● **THE PROBLEM**
Copy every line of the listing that holds the string "React".

● **RECORDED DATA**
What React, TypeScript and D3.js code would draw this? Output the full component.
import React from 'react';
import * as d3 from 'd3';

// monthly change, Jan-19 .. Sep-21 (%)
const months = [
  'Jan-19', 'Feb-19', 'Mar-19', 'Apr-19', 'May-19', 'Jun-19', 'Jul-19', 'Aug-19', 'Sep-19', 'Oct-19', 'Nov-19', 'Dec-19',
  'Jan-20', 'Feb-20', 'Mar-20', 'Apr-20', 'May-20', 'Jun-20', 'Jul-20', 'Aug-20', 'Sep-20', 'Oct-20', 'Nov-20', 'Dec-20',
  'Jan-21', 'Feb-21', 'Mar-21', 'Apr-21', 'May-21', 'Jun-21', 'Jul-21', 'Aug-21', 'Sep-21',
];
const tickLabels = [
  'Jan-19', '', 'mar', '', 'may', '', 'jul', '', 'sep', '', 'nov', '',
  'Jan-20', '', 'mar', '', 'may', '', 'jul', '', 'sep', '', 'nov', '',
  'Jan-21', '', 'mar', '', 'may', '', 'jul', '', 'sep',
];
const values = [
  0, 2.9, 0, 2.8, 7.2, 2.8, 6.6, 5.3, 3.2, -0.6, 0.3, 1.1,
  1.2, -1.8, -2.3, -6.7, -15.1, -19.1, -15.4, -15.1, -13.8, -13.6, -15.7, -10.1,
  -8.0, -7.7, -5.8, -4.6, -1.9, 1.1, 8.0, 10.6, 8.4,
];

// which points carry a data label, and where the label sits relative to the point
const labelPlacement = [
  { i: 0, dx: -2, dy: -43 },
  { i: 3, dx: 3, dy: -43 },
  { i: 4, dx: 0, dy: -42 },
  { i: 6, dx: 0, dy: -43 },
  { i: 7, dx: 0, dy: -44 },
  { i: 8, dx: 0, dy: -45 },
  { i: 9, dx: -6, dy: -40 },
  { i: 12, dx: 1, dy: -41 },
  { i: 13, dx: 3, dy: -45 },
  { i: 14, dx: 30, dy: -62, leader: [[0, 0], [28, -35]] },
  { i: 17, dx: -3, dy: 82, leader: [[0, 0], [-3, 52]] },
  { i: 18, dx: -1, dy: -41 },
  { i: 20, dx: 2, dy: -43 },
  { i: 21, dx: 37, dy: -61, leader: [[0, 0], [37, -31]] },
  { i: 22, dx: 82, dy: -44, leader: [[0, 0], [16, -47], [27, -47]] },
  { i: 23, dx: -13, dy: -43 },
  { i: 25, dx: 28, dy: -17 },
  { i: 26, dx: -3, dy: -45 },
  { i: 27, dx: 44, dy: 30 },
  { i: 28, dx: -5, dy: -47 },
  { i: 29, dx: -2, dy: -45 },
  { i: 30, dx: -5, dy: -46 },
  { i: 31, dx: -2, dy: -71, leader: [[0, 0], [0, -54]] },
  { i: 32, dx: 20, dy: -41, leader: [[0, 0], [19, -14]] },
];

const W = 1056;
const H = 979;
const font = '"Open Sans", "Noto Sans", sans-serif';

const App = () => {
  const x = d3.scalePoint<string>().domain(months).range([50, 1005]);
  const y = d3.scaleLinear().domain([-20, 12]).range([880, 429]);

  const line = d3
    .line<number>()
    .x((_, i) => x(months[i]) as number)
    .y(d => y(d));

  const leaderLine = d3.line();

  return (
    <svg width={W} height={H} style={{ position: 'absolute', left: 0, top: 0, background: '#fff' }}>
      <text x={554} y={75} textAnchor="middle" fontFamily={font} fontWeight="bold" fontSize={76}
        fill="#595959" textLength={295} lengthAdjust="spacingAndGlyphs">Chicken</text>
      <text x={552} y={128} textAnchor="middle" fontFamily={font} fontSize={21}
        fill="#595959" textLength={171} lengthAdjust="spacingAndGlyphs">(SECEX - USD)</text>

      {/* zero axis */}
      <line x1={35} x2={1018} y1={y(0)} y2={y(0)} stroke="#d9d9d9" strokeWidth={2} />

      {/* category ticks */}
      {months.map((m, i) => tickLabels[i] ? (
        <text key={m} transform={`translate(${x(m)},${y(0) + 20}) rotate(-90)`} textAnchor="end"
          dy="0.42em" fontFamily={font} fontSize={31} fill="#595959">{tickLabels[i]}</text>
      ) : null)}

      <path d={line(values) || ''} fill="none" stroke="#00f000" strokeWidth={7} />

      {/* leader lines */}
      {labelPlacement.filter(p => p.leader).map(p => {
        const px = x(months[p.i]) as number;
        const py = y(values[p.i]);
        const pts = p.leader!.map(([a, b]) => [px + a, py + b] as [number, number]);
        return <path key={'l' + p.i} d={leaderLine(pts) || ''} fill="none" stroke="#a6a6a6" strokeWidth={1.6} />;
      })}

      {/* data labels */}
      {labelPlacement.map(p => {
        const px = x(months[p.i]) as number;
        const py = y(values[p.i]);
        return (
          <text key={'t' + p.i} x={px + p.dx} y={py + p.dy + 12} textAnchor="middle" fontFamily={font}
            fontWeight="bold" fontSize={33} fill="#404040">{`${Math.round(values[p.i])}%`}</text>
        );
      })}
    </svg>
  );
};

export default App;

● **EXERCISE OUTPUT**
What React, TypeScript and D3.js code would draw this? Output the full component.
import React from 'react';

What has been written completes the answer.